> **YOUR TASK**
For the data below, report only the number of lines containing the string "this".

***

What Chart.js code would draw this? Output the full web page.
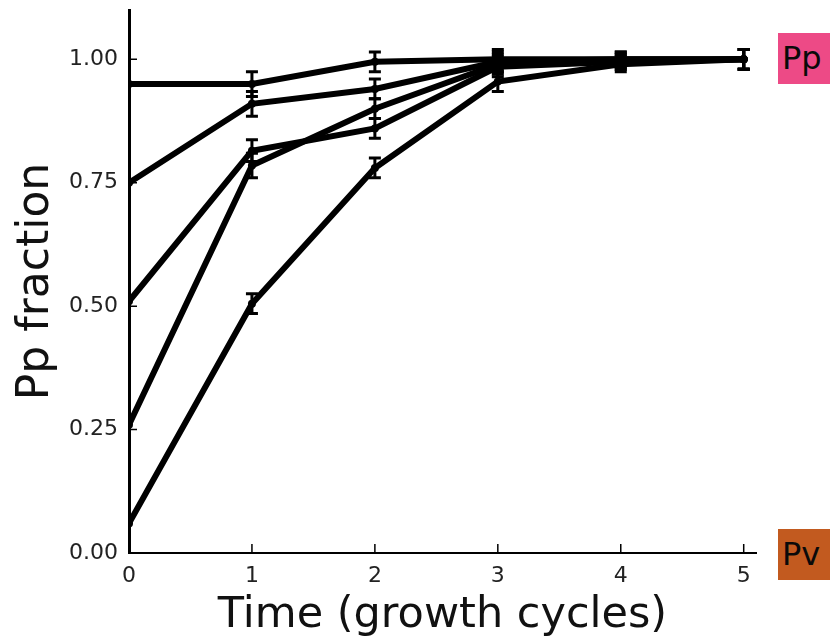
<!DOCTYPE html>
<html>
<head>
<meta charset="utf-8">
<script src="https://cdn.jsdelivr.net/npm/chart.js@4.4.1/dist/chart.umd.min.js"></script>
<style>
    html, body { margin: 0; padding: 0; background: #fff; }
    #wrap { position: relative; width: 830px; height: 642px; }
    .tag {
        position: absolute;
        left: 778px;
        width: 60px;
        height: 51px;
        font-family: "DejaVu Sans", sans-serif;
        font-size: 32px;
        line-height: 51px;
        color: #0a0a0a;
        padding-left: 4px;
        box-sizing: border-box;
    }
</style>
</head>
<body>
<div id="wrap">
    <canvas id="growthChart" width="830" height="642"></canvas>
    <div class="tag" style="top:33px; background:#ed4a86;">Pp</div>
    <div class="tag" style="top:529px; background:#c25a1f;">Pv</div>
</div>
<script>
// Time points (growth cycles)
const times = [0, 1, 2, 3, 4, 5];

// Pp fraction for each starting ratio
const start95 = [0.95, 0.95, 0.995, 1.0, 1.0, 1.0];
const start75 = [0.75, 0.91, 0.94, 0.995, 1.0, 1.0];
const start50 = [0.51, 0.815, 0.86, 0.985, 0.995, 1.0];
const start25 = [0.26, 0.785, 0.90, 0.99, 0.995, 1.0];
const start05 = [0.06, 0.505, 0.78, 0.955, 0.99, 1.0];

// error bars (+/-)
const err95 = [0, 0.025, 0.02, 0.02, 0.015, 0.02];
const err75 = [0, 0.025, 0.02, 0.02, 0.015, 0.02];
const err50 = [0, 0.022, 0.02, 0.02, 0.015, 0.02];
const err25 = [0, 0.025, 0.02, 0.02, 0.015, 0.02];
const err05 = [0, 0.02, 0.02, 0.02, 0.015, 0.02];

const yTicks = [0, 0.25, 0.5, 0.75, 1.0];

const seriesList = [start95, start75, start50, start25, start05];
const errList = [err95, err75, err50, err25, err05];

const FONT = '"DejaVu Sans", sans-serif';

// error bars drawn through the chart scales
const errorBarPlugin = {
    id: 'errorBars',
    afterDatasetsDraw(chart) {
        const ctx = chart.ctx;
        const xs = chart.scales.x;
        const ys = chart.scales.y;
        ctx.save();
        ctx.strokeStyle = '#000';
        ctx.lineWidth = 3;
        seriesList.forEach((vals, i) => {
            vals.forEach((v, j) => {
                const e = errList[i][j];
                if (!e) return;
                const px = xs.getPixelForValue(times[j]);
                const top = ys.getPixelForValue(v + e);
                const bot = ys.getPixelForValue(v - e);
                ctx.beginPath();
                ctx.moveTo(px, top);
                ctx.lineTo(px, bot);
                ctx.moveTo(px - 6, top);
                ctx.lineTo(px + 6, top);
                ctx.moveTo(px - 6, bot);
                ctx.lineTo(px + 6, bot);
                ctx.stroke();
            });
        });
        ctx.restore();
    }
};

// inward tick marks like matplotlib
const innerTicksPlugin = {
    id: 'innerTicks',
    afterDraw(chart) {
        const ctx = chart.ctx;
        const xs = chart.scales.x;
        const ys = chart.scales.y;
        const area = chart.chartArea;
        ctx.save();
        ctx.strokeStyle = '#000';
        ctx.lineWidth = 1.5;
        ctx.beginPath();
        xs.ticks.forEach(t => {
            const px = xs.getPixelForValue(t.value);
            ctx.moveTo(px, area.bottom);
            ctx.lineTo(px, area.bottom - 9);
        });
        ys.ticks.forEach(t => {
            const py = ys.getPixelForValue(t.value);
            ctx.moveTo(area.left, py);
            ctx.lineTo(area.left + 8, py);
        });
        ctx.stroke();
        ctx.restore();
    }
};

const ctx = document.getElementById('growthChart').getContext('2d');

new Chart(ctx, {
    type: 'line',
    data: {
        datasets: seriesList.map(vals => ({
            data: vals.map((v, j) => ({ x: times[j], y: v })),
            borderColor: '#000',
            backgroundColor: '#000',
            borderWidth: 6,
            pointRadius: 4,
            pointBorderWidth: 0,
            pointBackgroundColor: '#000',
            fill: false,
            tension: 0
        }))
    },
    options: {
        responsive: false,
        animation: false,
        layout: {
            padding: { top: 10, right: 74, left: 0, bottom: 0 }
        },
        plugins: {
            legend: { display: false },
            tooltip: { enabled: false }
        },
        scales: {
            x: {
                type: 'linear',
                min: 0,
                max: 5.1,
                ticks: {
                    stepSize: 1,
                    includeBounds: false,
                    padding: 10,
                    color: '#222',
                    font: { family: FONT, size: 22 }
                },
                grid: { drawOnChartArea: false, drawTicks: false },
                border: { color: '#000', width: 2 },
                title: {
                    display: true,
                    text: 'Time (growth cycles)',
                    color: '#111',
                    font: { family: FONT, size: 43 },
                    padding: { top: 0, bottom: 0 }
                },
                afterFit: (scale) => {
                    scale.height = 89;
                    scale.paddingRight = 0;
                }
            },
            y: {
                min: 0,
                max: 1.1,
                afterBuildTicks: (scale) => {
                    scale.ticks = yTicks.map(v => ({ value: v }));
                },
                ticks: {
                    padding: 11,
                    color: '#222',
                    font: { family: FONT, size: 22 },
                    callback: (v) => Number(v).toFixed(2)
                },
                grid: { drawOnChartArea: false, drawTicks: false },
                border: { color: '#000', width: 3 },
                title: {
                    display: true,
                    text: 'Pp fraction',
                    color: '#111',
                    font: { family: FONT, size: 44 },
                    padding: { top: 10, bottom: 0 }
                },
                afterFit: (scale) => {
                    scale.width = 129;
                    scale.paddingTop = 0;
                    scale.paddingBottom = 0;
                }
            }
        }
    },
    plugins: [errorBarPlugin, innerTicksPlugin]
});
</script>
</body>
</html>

***

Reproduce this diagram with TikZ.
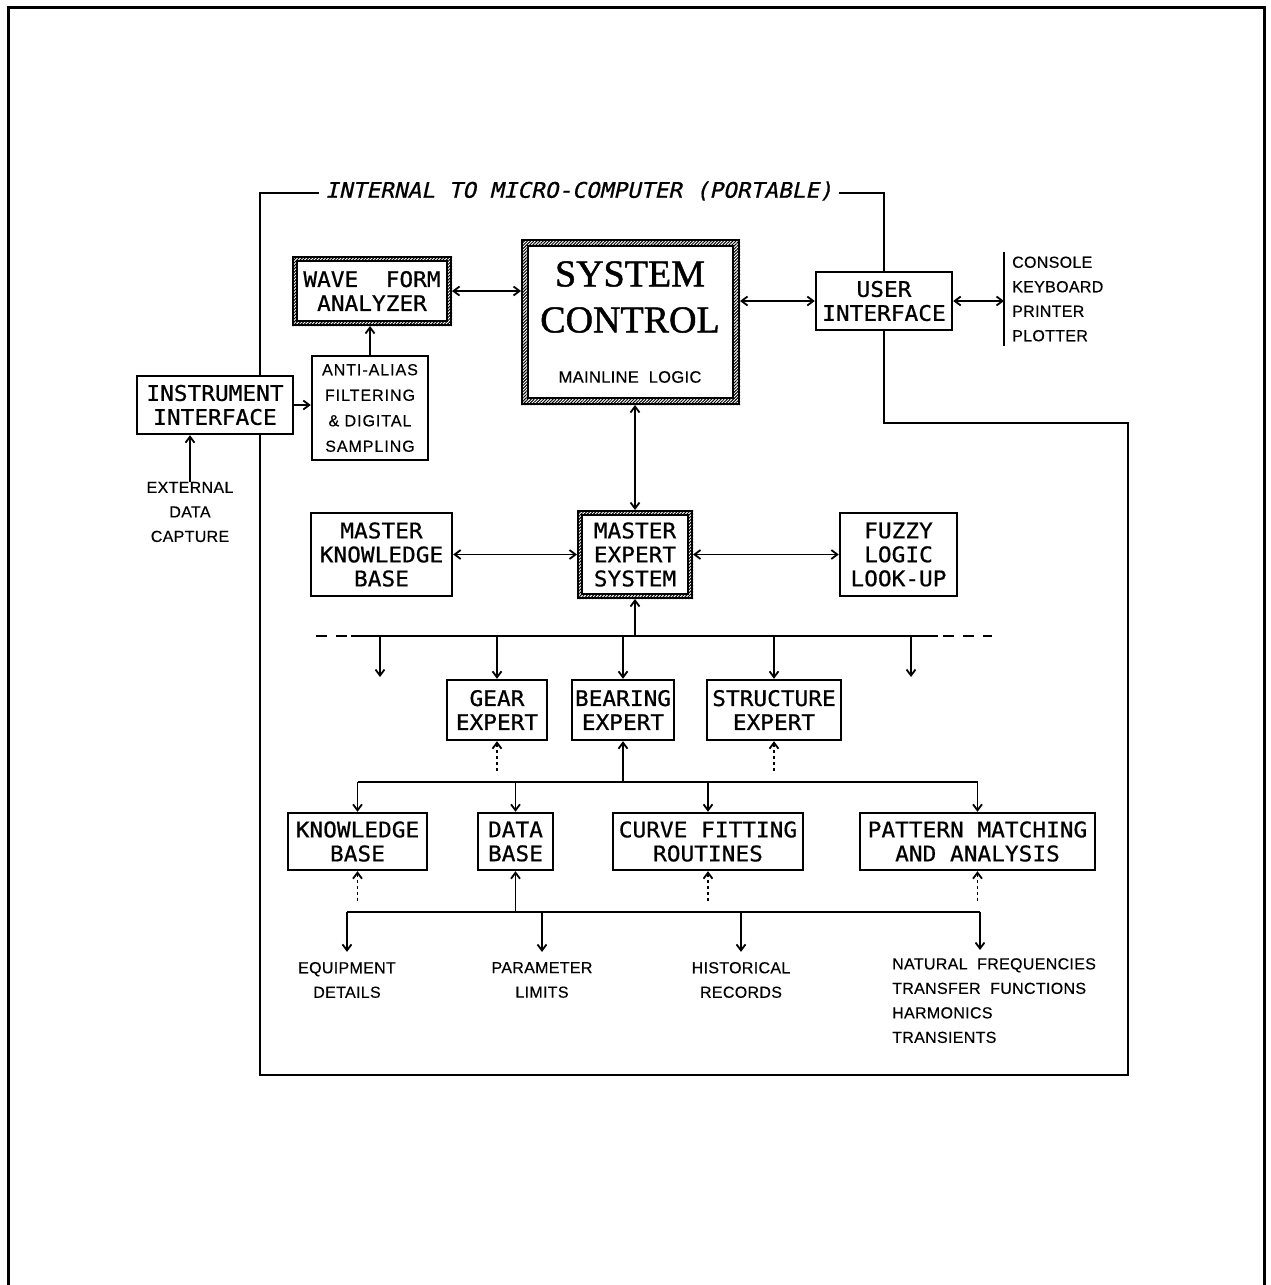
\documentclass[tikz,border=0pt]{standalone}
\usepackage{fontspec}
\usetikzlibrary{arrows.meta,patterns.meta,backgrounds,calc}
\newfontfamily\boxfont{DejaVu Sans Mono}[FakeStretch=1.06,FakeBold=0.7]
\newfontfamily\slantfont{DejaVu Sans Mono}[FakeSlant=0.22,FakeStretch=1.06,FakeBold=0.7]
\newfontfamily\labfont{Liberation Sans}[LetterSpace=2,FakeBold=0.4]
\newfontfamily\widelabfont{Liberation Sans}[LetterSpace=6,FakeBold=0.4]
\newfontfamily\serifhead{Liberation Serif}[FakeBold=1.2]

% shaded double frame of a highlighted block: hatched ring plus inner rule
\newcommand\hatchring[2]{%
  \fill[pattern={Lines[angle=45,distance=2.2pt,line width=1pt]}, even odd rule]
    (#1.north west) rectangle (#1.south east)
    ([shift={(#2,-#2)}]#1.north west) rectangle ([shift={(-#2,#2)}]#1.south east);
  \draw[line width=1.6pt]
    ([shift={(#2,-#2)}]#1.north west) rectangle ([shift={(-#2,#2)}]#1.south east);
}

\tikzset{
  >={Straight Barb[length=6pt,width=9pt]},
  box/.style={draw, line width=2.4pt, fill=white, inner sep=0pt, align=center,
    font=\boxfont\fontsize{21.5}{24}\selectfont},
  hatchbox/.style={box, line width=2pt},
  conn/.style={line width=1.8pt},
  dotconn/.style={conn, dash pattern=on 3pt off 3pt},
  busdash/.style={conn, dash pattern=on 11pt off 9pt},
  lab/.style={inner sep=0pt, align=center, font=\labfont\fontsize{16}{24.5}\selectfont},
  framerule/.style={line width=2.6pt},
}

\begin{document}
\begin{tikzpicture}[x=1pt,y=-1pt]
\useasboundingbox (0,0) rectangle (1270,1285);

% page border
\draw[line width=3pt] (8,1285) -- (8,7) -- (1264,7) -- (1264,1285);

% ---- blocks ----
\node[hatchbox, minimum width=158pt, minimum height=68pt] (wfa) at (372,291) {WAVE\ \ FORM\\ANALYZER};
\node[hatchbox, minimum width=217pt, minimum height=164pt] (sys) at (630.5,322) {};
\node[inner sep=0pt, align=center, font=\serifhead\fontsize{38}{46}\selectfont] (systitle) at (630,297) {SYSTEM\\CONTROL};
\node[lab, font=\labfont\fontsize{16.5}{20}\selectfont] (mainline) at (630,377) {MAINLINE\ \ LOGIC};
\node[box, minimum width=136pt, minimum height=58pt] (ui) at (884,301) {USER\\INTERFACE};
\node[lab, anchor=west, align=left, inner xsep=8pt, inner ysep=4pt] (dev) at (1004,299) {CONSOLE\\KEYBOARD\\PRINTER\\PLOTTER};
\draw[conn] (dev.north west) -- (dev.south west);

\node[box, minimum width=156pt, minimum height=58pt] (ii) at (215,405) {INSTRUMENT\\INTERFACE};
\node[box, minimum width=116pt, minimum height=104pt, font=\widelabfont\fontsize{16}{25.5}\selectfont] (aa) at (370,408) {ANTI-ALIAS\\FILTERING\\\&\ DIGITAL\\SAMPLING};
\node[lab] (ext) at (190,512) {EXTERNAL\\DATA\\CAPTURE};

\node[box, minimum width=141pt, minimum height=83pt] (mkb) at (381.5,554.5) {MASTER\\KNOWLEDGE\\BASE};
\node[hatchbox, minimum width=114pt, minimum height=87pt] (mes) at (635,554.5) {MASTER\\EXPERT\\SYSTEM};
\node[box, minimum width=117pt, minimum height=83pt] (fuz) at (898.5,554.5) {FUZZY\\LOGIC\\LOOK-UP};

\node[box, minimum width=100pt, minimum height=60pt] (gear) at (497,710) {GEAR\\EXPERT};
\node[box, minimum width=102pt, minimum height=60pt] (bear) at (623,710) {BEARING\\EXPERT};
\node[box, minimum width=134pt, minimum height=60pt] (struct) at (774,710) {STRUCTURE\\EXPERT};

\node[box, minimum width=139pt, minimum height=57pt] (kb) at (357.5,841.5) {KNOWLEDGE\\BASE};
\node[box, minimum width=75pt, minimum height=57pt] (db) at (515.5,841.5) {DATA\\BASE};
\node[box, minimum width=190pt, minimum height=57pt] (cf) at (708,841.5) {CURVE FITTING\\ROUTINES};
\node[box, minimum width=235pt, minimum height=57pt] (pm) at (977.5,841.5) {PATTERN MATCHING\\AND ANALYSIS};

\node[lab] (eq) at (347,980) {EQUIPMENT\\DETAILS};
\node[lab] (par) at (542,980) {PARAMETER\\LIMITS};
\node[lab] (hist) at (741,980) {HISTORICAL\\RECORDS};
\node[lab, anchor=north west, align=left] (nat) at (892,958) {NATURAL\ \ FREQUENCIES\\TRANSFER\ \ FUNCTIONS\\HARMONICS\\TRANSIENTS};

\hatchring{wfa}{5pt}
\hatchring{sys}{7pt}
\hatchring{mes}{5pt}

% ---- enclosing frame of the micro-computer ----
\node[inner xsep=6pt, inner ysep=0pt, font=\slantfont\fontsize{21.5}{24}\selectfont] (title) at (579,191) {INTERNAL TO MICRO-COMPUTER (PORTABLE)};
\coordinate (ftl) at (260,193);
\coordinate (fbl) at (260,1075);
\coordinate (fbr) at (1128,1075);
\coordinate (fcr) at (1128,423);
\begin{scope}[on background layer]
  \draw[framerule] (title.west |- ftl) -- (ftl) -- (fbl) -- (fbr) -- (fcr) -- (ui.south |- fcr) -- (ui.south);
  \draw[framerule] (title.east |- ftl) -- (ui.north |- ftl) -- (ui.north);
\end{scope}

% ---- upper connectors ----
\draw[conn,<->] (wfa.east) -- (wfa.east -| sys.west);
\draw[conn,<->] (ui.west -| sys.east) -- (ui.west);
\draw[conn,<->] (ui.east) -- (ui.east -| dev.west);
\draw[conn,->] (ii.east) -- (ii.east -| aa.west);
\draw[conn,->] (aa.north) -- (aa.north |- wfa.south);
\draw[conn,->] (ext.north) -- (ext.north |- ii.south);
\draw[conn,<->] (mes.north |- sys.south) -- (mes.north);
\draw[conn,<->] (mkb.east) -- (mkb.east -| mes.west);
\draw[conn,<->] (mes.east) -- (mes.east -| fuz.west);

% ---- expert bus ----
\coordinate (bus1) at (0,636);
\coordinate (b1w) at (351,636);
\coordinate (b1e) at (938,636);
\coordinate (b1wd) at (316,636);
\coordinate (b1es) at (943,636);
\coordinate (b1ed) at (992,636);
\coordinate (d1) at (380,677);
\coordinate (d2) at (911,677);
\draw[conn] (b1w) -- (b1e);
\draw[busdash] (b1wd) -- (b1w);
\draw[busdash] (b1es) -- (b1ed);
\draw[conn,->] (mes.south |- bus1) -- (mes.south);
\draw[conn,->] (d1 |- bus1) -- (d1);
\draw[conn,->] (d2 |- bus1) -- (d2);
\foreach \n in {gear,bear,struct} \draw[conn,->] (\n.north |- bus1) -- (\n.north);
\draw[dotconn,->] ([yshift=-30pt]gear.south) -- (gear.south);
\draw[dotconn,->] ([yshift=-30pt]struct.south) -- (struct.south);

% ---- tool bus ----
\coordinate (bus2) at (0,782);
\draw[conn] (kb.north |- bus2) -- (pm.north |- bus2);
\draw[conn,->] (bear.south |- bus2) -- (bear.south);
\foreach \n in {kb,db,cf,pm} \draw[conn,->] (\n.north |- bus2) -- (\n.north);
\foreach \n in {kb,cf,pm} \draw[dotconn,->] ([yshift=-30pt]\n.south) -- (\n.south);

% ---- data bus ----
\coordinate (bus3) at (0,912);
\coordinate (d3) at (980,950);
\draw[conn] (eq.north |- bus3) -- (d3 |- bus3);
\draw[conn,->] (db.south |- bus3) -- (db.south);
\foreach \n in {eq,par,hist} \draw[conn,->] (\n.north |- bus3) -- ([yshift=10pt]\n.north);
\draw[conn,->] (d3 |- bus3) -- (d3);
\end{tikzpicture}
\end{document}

***

> **SOLUTION BELOW**
2